The hope is that in the linear regression model, there will be no multicollinearity. Multicollinearity occurs when the predictor variables used in the model have a strong relationship. The presence or absence of multicollinearity can be seen from the value of VIF (Variance Inflation Factor):
When the VIF value is more than 10, it means that there is multicollinearity.

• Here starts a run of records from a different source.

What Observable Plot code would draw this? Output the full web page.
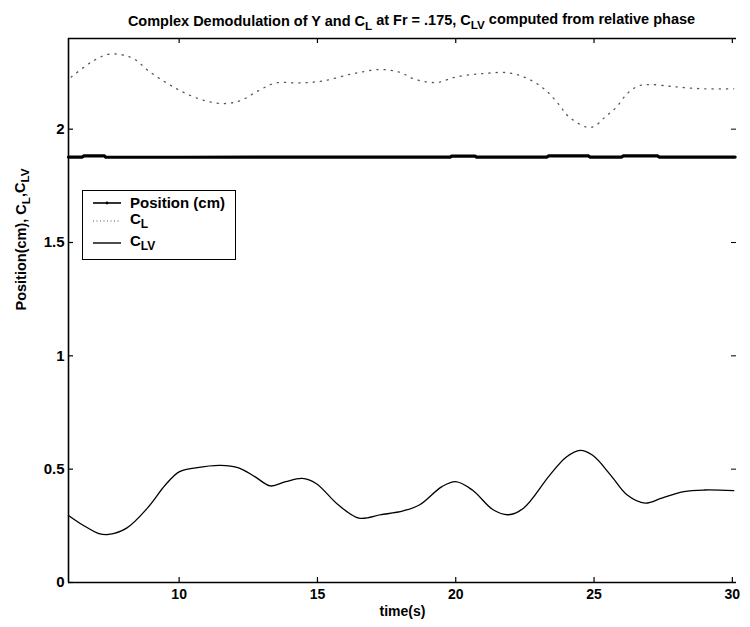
<!DOCTYPE html>
<html>
<head>
<meta charset="utf-8">
<script src="https://cdn.jsdelivr.net/npm/d3@7"></script>
<script src="https://cdn.jsdelivr.net/npm/@observablehq/plot@0.6"></script>
<style>
  html, body { margin: 0; padding: 0; background: #fff; }
  #wrap { position: relative; width: 750px; height: 627px; font-family: "Liberation Sans", Arial, sans-serif; }
  #legend { position: absolute; left: 82px; top: 190px; width: 154px; height: 70px; border: 1px solid #000; background: #fff; box-sizing: border-box; }
</style>
</head>
<body>
<div id="wrap"></div>
<script>
// ---- data ----
const titleText = "Complex Demodulation of Y and C_{L} at Fr = .175, C_{LV} computed from relative phase";
const xLabel = "time(s)";
const yLabel = "Position(cm), C_{L},C_{LV}";
const xDomain = [6, 30.15];
const yDomain = [0, 2.4];
const xTicks = [10, 15, 20, 25, 30];
const yTicks = [0, 0.5, 1, 1.5, 2];
const seriesNames = ["Position (cm)", "C_{L}", "C_{LV}"];

// Position (cm)
const posT = [6.0, 6.5, 6.55, 7.3, 7.35, 10, 15, 19.8, 19.85, 20.7, 20.75, 23.3, 23.35, 24.8, 24.85, 26.0, 26.05, 27.3, 27.35, 30.1];
const posV = [1.877, 1.877, 1.882, 1.882, 1.876, 1.876, 1.877, 1.877, 1.881, 1.881, 1.877, 1.877, 1.882, 1.882, 1.877, 1.877, 1.882, 1.882, 1.877, 1.877];

// C_L (dotted)
const clT = [6.1, 6.8, 7.4, 7.9, 8.35, 8.95, 9.6, 10.2, 10.95, 11.6, 12.2, 12.9, 13.5, 14.35, 15.2, 16.3, 17.25, 17.95, 18.55, 19.3, 20.0, 20.95, 21.95, 22.65, 23.25, 23.75, 24.05, 24.7, 25.0, 25.4, 25.8, 26.2, 26.6, 27.0, 27.7, 28.2, 29.0, 30.05];
const clV = [2.23, 2.294, 2.329, 2.329, 2.311, 2.252, 2.2, 2.16, 2.125, 2.113, 2.125, 2.172, 2.204, 2.204, 2.213, 2.245, 2.263, 2.252, 2.219, 2.206, 2.23, 2.245, 2.248, 2.22, 2.172, 2.106, 2.059, 2.01, 2.012, 2.054, 2.096, 2.157, 2.19, 2.197, 2.19, 2.184, 2.178, 2.178];

// C_LV (solid)
const clvT = [6.0, 6.5, 7.1, 7.45, 8.1, 8.85, 9.5, 10.0, 10.6, 11.5, 12.15, 12.75, 13.3, 13.85, 14.45, 14.95, 15.75, 16.5, 17.3, 18.1, 18.7, 19.5, 20.0, 20.6, 21.35, 21.9, 22.45, 23.4, 24.0, 24.5, 24.95, 25.6, 26.2, 26.85, 27.45, 28.25, 29.0, 30.05];
const clvV = [0.296, 0.255, 0.216, 0.212, 0.24, 0.328, 0.43, 0.488, 0.506, 0.517, 0.506, 0.466, 0.426, 0.445, 0.459, 0.437, 0.343, 0.284, 0.299, 0.316, 0.343, 0.423, 0.445, 0.408, 0.321, 0.299, 0.328, 0.474, 0.554, 0.583, 0.561, 0.474, 0.386, 0.35, 0.372, 0.401, 0.408, 0.405];

// ---- build ----
const pos = posT.map((t, i) => ({t, v: posV[i]}));
const cl = clT.map((t, i) => ({t, v: clV[i]}));
const clv = clvT.map((t, i) => ({t, v: clvV[i]}));

const W = 750, H = 627, mL = 68, mR = 14, mT = 38, mB = 45;
const fw = W - mL - mR, fh = H - mT - mB, tk = 5;
const font = '"Liberation Sans", Arial, sans-serif';

const chart = Plot.plot({
  width: W, height: H,
  marginLeft: mL, marginRight: mR, marginTop: mT, marginBottom: mB,
  style: {fontFamily: font, background: "#fff", overflow: "visible"},
  x: {domain: xDomain, axis: null},
  y: {domain: yDomain, axis: null},
  marks: [
    // frame (left, bottom, top)
    Plot.ruleX([xDomain[0]], {stroke: "#000", strokeWidth: 1.6}),
    Plot.ruleY([yDomain[0]], {stroke: "#000", strokeWidth: 1.6}),
    Plot.ruleY([yDomain[1]], {stroke: "#000", strokeWidth: 1.3}),
    // inward ticks
    Plot.tickX(xTicks, {x: d => d, insetTop: fh - tk, stroke: "#000", strokeWidth: 1.2}),
    Plot.tickX(xTicks, {x: d => d, insetBottom: fh - tk, stroke: "#000", strokeWidth: 1.2}),
    Plot.tickY(yTicks, {y: d => d, insetRight: fw - tk, stroke: "#000", strokeWidth: 1.2}),
    Plot.tickY(yTicks, {y: d => d, insetLeft: fw - tk, stroke: "#000", strokeWidth: 1}),
    // tick labels
    Plot.axisX(xTicks, {anchor: "bottom", tickSize: 0, tickPadding: 7, fontSize: 14, fontWeight: "bold", label: null, tickFormat: d => String(d)}),
    Plot.axisY(yTicks, {anchor: "left", tickSize: 0, tickPadding: 4, fontSize: 15, fontWeight: "bold", label: null, tickFormat: d => String(d)}),
    // series
    Plot.line(cl, {x: "t", y: "v", stroke: "#555", strokeWidth: 1.3, strokeDasharray: "1.2,6", curve: "catmull-rom"}),
    Plot.line(pos, {x: "t", y: "v", stroke: "#000", strokeWidth: 3.2}),
    Plot.line(clv, {x: "t", y: "v", stroke: "#000", strokeWidth: 1.3, curve: "catmull-rom"}),
    // titles
    Plot.text([titleText], {frameAnchor: "top", text: d => d, dy: -23, dx: 9, fontSize: 14.5, fontWeight: "bold", fill: "#000"}),
    Plot.text([xLabel], {frameAnchor: "bottom", text: d => d, dy: 33, fontSize: 14, fontWeight: "bold", fill: "#000"}),
    Plot.text([yLabel], {frameAnchor: "left", text: d => d, rotate: -90, dx: -47, fontSize: 14.5, fontWeight: "bold", fill: "#000"})
  ]
});

// turn _{...} into real subscripts
function subscriptify(textEl) {
  const s = textEl.textContent;
  if (!s.includes("_{")) return;
  textEl.textContent = "";
  const re = /_\{([^}]*)\}/g;
  let last = 0, m, lowered = false;
  const ns = "http://www.w3.org/2000/svg";
  while ((m = re.exec(s))) {
    const a = document.createElementNS(ns, "tspan");
    a.textContent = s.slice(last, m.index);
    if (lowered) a.setAttribute("dy", "-0.35em");
    textEl.appendChild(a);
    const b = document.createElementNS(ns, "tspan");
    b.textContent = m[1];
    b.setAttribute("dy", "0.35em");
    b.setAttribute("font-size", "0.8em");
    textEl.appendChild(b);
    lowered = true;
    last = re.lastIndex;
  }
  const c = document.createElementNS(ns, "tspan");
  c.textContent = s.slice(last);
  if (lowered) c.setAttribute("dy", "-0.35em");
  textEl.appendChild(c);
}
chart.querySelectorAll("text").forEach(subscriptify);

const wrap = document.getElementById("wrap");
wrap.appendChild(chart);

// legend
const legend = document.createElement("div");
legend.id = "legend";
const styles = [
  {stroke: "#000", width: 1.6, dash: null, marker: true},
  {stroke: "#555", width: 1.1, dash: "1,2.5", marker: false},
  {stroke: "#000", width: 1.4, dash: null, marker: false}
];
const rowY = [12, 30, 52];
let html = `<svg width="154" height="70" style="position:absolute;left:0;top:0;font-family:${font.replace(/"/g, "'")}">`;
seriesNames.forEach((name, i) => {
  const st = styles[i];
  const y = rowY[i];
  html += `<line x1="10" x2="38" y1="${y}" y2="${y}" stroke="${st.stroke}" stroke-width="${st.width}" ${st.dash ? `stroke-dasharray="${st.dash}"` : ""}/>`;
  if (st.marker) html += `<circle cx="24" cy="${y}" r="1.4" fill="#000"/>`;
  const parts = name.match(/^(.*?)_\{(.*)\}$/);
  if (parts) {
    html += `<text x="47" y="${y + 3}" font-size="15" font-weight="bold">${parts[1]}<tspan dy="4" font-size="12">${parts[2]}</tspan></text>`;
  } else {
    html += `<text x="47" y="${y + 5}" font-size="15" font-weight="bold">${name}</text>`;
  }
});
html += `</svg>`;
legend.innerHTML = html;
wrap.appendChild(legend);
</script>
</body>
</html>
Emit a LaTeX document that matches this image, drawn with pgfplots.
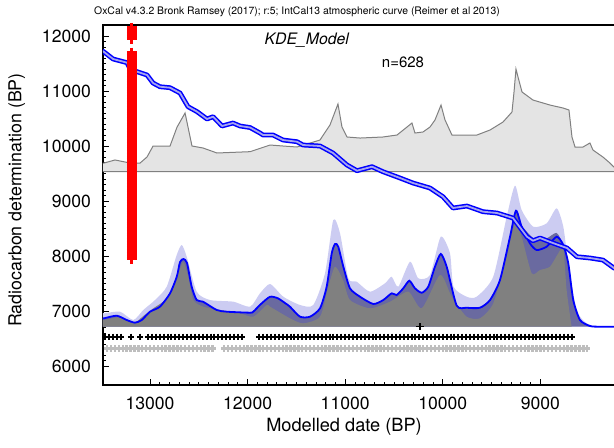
\documentclass[border=0pt]{standalone}
\usepackage{fontspec}
\setmainfont{TeX Gyre Heros}
\usepackage{pgfplots}
\pgfplotsset{compat=1.18}
\definecolor{lav}{RGB}{204,204,242}
\definecolor{slate}{RGB}{106,106,160}
\definecolor{kdegray}{RGB}{128,128,128}
\definecolor{topfill}{RGB}{228,228,228}
\definecolor{topline}{RGB}{128,128,128}
\definecolor{calin}{RGB}{165,165,240}
\definecolor{rowgray}{RGB}{190,190,190}
\begin{document}
\begin{tikzpicture}
\begin{axis}[
  at={(51.5pt,31pt)}, anchor=south west,
  scale only axis, width=260.5pt, height=180pt,
  x dir=reverse,
  xmin=8143, xmax=13482, ymin=5655, ymax=12200,
  xtick={9000,10000,11000,12000,13000},
  ytick={6000,7000,8000,9000,10000,11000,12000},
  minor x tick num=9, minor y tick num=9,
  tick pos=left, tick align=inside,
  major tick length=3pt, minor tick length=1.5pt,
  major tick style={line width=0.5pt, black},
  minor tick style={line width=0.4pt, black},
  axis line style={line width=1pt},
  scaled ticks=false,
  /pgf/number format/1000 sep={},
  /pgf/number format/assume math mode=true,
  ticklabel style={font=\fontsize{8.8}{10}\selectfont},
  yticklabel style={xshift=-2.5pt},
  xticklabel style={yshift=-2.5pt},
]
% top grey area
\addplot[fill=topfill, draw=topline, line width=0.5pt] coordinates {
(13490,9533) (13490,9691) (13471,9691) (13359,9746) (13205,9691) (13102,9691) (13031,9800) (12969,10000) (12795,10000) (12723,10345) (12641,10600) (12570,10000) (12457,9964) (12314,9873) (11975,9897) (11770,10018) (11637,10000) (11494,9982) (11258,10109) (11238,10164) (11156,10382) (11074,10764) (11033,10345) (10982,10164) (10848,10145) (10613,10164) (10469,10200) (10367,10345) (10316,10418) (10285,10236) (10203,10255) (10131,10345) (10080,10473) (10018,10745) (9977,10473) (9906,10200) (9650,10200) (9516,10291) (9383,10436) (9291,10618) (9270,10982) (9250,11400) (9229,11255) (9188,10982) (9076,10836) (8902,10745) (8768,10691) (8707,10655) (8676,10164) (8645,9982) (8563,9982) (8492,10055) (8461,9927) (8359,9800) (8287,9691) (8246,9618) (8143,9560) (8143,9533)
} -- cycle;
% KDE outer envelope
\addplot[fill=lav, draw=none, smooth, tension=0.4] coordinates {
(13490,6715) (13490,6964) (13471,6958) (13307,6988) (13171,6837) (13069,7019) (12949,7200) (12829,7442) (12727,8018) (12675,8200) (12624,7988) (12522,7352) (12385,7200) (12147,7170) (11975,7079) (11873,7322) (11770,7491) (11634,7260) (11463,7110) (11327,7110) (11207,7686) (11122,8655) (11053,8413) (10968,7595) (10882,7533) (10746,7352) (10592,7504) (10524,7624) (10456,7442) (10336,7897) (10251,7595) (10131,7655) (10021,8351) (9926,8049) (9890,7442) (9755,7260) (9653,7260) (9483,7624) (9345,8715) (9260,9280) (9192,8837) (9073,8533) (8935,8595) (8833,8868) (8765,8533) (8714,7868) (8628,7019) (8526,6777) (8390,6715) (8143,6715)
} -- cycle;
% KDE sigma band
\addplot[fill=slate, draw=none, smooth, tension=0.4] coordinates {
(13490,6715) (13490,6864) (13471,6868) (13341,6915) (13239,6837) (13154,6788) (13085,6837) (13000,6988) (12898,7079) (12795,7322) (12726,7624) (12693,7891) (12657,7946) (12621,7873) (12573,7442) (12522,7200) (12457,7170) (12317,7019) (12214,6988) (11975,6970) (11942,6988) (11863,7128) (11770,7260) (11689,7231) (11617,7146) (11566,7079) (11463,6897) (11361,6897) (11258,7050) (11190,7442) (11138,8049) (11104,8219) (11071,8170) (11019,7806) (10951,7413) (10848,7260) (10712,7128) (10610,7200) (10524,7322) (10473,7291) (10405,7413) (10343,7551) (10285,7413) (10216,7333) (10149,7442) (10080,7806) (10021,8037) (9960,7806) (9858,7100) (9755,7060) (9619,7060) (9516,7200) (9414,7564) (9311,8351) (9250,8824) (9192,8560) (9107,8380) (9038,8280) (8935,8320) (8833,8420) (8765,8200) (8714,7868) (8663,7200) (8594,6837) (8492,6728) (8390,6715) (8143,6715)
} -- cycle;
% KDE grey distribution
\addplot[fill=kdegray, draw=none, smooth, tension=0.4] coordinates {
(13490,6715) (13490,6837) (13471,6837) (13307,6886) (13171,6777) (13069,6909) (12966,7050) (12829,7231) (12710,7686) (12659,7897) (12608,7624) (12556,7200) (12454,7079) (12283,7019) (12078,6958) (11942,6897) (11804,7110) (11770,7079) (11566,6868) (11432,6777) (11258,6897) (11173,7442) (11104,7806) (11022,7564) (10951,7200) (10746,7050) (10541,7170) (10353,7352) (10216,7050) (10029,7655) (9926,7322) (9890,7200) (9755,6897) (9619,6868) (9483,7140) (9345,7988) (9260,8595) (9192,8351) (9089,7686) (9004,7746) (8902,7806) (8817,8049) (8765,8140) (8731,7382) (8680,6715)
} -- cycle;
% KDE mean line
\addplot[blue, line width=0.9pt, smooth, tension=0.4] coordinates {
(13490,6864) (13471,6868) (13341,6915) (13239,6837) (13154,6788) (13085,6837) (13000,6988) (12898,7079) (12795,7322) (12726,7624) (12693,7891) (12657,7946) (12621,7873) (12573,7442) (12522,7200) (12457,7170) (12317,7019) (12214,6988) (11975,6970) (11942,6988) (11863,7128) (11770,7260) (11689,7231) (11617,7146) (11566,7079) (11463,6897) (11361,6897) (11258,7050) (11190,7442) (11138,8049) (11104,8219) (11071,8170) (11019,7806) (10951,7413) (10848,7260) (10712,7128) (10610,7200) (10524,7322) (10473,7291) (10405,7413) (10343,7551) (10285,7413) (10216,7333) (10149,7442) (10080,7806) (10021,8037) (9960,7806) (9858,7100) (9755,7060) (9619,7060) (9516,7200) (9414,7564) (9311,8351) (9250,8824) (9192,8533) (9107,8231) (9038,8109) (8935,8170) (8833,8351) (8765,8200) (8714,7868) (8663,7200) (8594,6837) (8492,6728) (8390,6715) (8143,6715)
};
% calibration curve (outer)
\addplot[blue, line width=2.4pt, line join=round] coordinates {
(13490,11730) (13471,11709) (13379,11582) (13236,11515) (13205,11400) (13133,11351) (13031,11291) (12969,11145) (12898,11078) (12795,11060) (12693,10964) (12611,10715) (12518,10624) (12416,10491) (12354,10533) (12262,10364) (12150,10418) (12078,10364) (11975,10336) (11873,10236) (11842,10200) (11740,10200) (11637,10109) (11494,10078) (11432,10018) (11258,10000) (11125,9873) (10982,9655) (10879,9551) (10725,9624) (10613,9533) (10438,9418) (10305,9327) (10131,9236) (9998,9078) (9895,8873) (9752,8909) (9588,8806) (9444,8782) (9281,8691) (9137,8351) (9076,8278) (9004,8327) (8871,8236) (8727,8145) (8625,7987) (8492,7964) (8359,7927) (8246,7782) (8143,7740)
};
% calibration curve (inner)
\addplot[calin, line width=0.9pt, line join=round] coordinates {
(13490,11730) (13471,11709) (13379,11582) (13236,11515) (13205,11400) (13133,11351) (13031,11291) (12969,11145) (12898,11078) (12795,11060) (12693,10964) (12611,10715) (12518,10624) (12416,10491) (12354,10533) (12262,10364) (12150,10418) (12078,10364) (11975,10336) (11873,10236) (11842,10200) (11740,10200) (11637,10109) (11494,10078) (11432,10018) (11258,10000) (11125,9873) (10982,9655) (10879,9551) (10725,9624) (10613,9533) (10438,9418) (10305,9327) (10131,9236) (9998,9078) (9895,8873) (9752,8909) (9588,8806) (9444,8782) (9281,8691) (9137,8351) (9076,8278) (9004,8327) (8871,8236) (8727,8145) (8625,7987) (8492,7964) (8359,7927) (8246,7782) (8143,7740)
};
% grey row of crosses
\addplot[only marks, mark=+, mark size=1.6pt, rowgray, line width=1.2pt] coordinates {
(13440,6322) (13400,6322) (13360,6322) (13320,6322) (13280,6322) (13240,6322) (13200,6322) (13160,6322) (13120,6322) (13080,6322) (13040,6322) (13000,6322) (12960,6322) (12920,6322) (12880,6322) (12840,6322) (12800,6322) (12760,6322) (12720,6322) (12680,6322) (12640,6322) (12600,6322) (12560,6322) (12520,6322) (12480,6322) (12440,6322) (12400,6322) (12360,6322) (12240,6322) (12200,6322) (12160,6322) (12120,6322) (12080,6322) (12040,6322) (12000,6322) (11960,6322) (11920,6322) (11880,6322) (11840,6322) (11800,6322) (11760,6322) (11720,6322) (11680,6322) (11640,6322) (11600,6322) (11560,6322) (11520,6322) (11480,6322) (11440,6322) (11400,6322) (11360,6322) (11320,6322) (11280,6322) (11240,6322) (11200,6322) (11160,6322) (11120,6322) (11080,6322) (11040,6322) (11000,6322) (10960,6322) (10920,6322) (10880,6322) (10840,6322) (10800,6322) (10760,6322) (10720,6322) (10680,6322) (10640,6322) (10600,6322) (10560,6322) (10520,6322) (10480,6322) (10440,6322) (10400,6322) (10360,6322) (10320,6322) (10280,6322) (10240,6322) (10200,6322) (10160,6322) (10120,6322) (10080,6322) (10040,6322) (10000,6322) (9960,6322) (9920,6322) (9880,6322) (9840,6322) (9800,6322) (9760,6322) (9720,6322) (9680,6322) (9640,6322) (9600,6322) (9560,6322) (9520,6322) (9480,6322) (9440,6322) (9400,6322) (9360,6322) (9320,6322) (9280,6322) (9240,6322) (9200,6322) (9160,6322) (9120,6322) (9080,6322) (9040,6322) (9000,6322) (8960,6322) (8920,6322) (8880,6322) (8840,6322) (8800,6322) (8760,6322) (8720,6322) (8680,6322) (8640,6322) (8600,6322) (8560,6322) (8520,6322)
};
% black row of crosses
\addplot[only marks, mark=+, mark size=1.5pt, black, line width=1.0pt] coordinates {
(13460,6533) (13420,6533) (13380,6533) (13340,6533) (13300,6533) (13200,6533) (13100,6533)
(13020,6533) (12980,6533) (12940,6533) (12900,6533) (12860,6533) (12820,6533) (12780,6533) (12740,6533) (12700,6533) (12660,6533) (12620,6533) (12580,6533) (12540,6533) (12500,6533) (12460,6533) (12420,6533) (12380,6533) (12340,6533) (12300,6533) (12260,6533) (12220,6533) (12180,6533) (12140,6533) (12100,6533) (12060,6533)
(11880,6533) (11840,6533) (11800,6533) (11760,6533) (11720,6533) (11680,6533) (11640,6533) (11600,6533) (11560,6533) (11520,6533) (11480,6533) (11440,6533) (11400,6533) (11360,6533) (11320,6533) (11280,6533) (11240,6533) (11200,6533) (11160,6533) (11120,6533) (11080,6533) (11040,6533) (11000,6533) (10960,6533) (10920,6533) (10880,6533) (10840,6533) (10800,6533) (10760,6533) (10720,6533) (10680,6533) (10640,6533) (10600,6533) (10560,6533) (10520,6533) (10480,6533) (10440,6533) (10400,6533) (10360,6533) (10320,6533) (10280,6533) (10240,6533) (10200,6533) (10160,6533) (10120,6533) (10080,6533) (10040,6533) (10000,6533) (9960,6533) (9920,6533) (9880,6533) (9840,6533) (9800,6533) (9760,6533) (9720,6533) (9680,6533) (9640,6533) (9600,6533) (9560,6533) (9520,6533) (9480,6533) (9440,6533) (9400,6533) (9360,6533) (9320,6533) (9280,6533) (9240,6533) (9200,6533) (9160,6533) (9120,6533) (9080,6533) (9040,6533) (9000,6533) (8960,6533) (8920,6533) (8880,6533) (8840,6533) (8800,6533) (8760,6533) (8720,6533) (8680,6533)
};
% mean marker
\addplot[only marks, mark=+, mark size=1.8pt, black, line width=0.6pt] coordinates {(10234,6715)};
% red column
\addplot[only marks, mark=+, mark size=2.4pt, red, line width=1.3pt] coordinates {
(13187,12150) (13187,12100) (13187,12050) (13187,12000) (13187,11950)
(13187,11700) (13187,11650) (13187,11600) (13187,11550) (13187,11500) (13187,11450) (13187,11400) (13187,11350) (13187,11300) (13187,11250) (13187,11200) (13187,11150) (13187,11100) (13187,11050) (13187,11000) (13187,10950) (13187,10900) (13187,10850) (13187,10800) (13187,10750) (13187,10700) (13187,10650) (13187,10600) (13187,10550) (13187,10500) (13187,10450) (13187,10400) (13187,10350) (13187,10300) (13187,10250) (13187,10200) (13187,10150) (13187,10100) (13187,10050) (13187,10000) (13187,9950) (13187,9900) (13187,9850) (13187,9800) (13187,9750) (13187,9700) (13187,9650) (13187,9600) (13187,9550) (13187,9500) (13187,9450) (13187,9400) (13187,9350) (13187,9300) (13187,9250) (13187,9200) (13187,9150) (13187,9100) (13187,9050) (13187,9000) (13187,8950) (13187,8900) (13187,8850) (13187,8800) (13187,8750) (13187,8700) (13187,8650) (13187,8600) (13187,8550) (13187,8500) (13187,8450) (13187,8400) (13187,8350) (13187,8300) (13187,8250) (13187,8200) (13187,8150) (13187,8100) (13187,8050) (13187,8000) (13187,7950)
};
\end{axis}
\node[font=\fontsize{5.2}{7}\selectfont] at (148.5pt,217.4pt) {OxCal v4.3.2 Bronk Ramsey (2017); r:5; IntCal13 atmospheric curve (Reimer et al 2013)};
\node[font=\fontsize{7.9}{10}\selectfont\itshape] at (153.4pt,203.5pt) {KDE\_Model};
\node[font=\fontsize{7.5}{9}\selectfont] at (201.5pt,192.2pt) {n=628};
\node[rotate=90, font=\fontsize{8.9}{10}\selectfont] at (8.4pt,123.5pt) {Radiocarbon determination (BP)};
\node[font=\fontsize{9.1}{10}\selectfont] at (172pt,10pt) {Modelled date (BP)};
\pgfresetboundingbox
\path[use as bounding box] (0,0) rectangle (307pt,223.5pt);
\end{tikzpicture}
\end{document}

Hope to get VIF < 10
vif(model_all)#> percent_m is_south mean_education
#> 3.295529 5.248747 6.321396
#> police_exp60 police_exp59 labour_participation
#> 104.473392 105.725946 3.687467
#> m_per1000f state_pop nonwhites_per1000
#> 3.875038 2.560112 4.221628
#> unemploy_m24 unemploy_m39 gdp
#> 6.347459 5.695580 10.810051
#> inequality time_prison crime_rate
#> 11.309475 1.887790 4.426502
vif(model_step)#> is_south police_exp60 police_exp59 nonwhites_per1000
#> 2.808538 91.251423 86.140023 2.685643
#> time_prison crime_rate
#> 1.169928 2.119789
If we have a multico-indicated model where there are predictors that have vif > 10, then we can recreate the model using one of the multico-indicated predictors or not using these predictors or perform feature engineering by creating a new variable that contains the average of the two variable indicated multico.
The obtained Model_Step has an R-square of 0.6238 and a MAPE of 22.92335. In addition, after the analysis test was carried out, the model had good criteria, but it was not good at the time of statistical testing with Breusch-Pagan.
Based on this model, the probability of a person being imprisoned is negatively correlated with the value of GDP. In other words, people who think that the value of GDP will reduce the likelihood of a person being imprisoned, also a high average time serving a sentence in prison will reduce a person to repeat his crime again.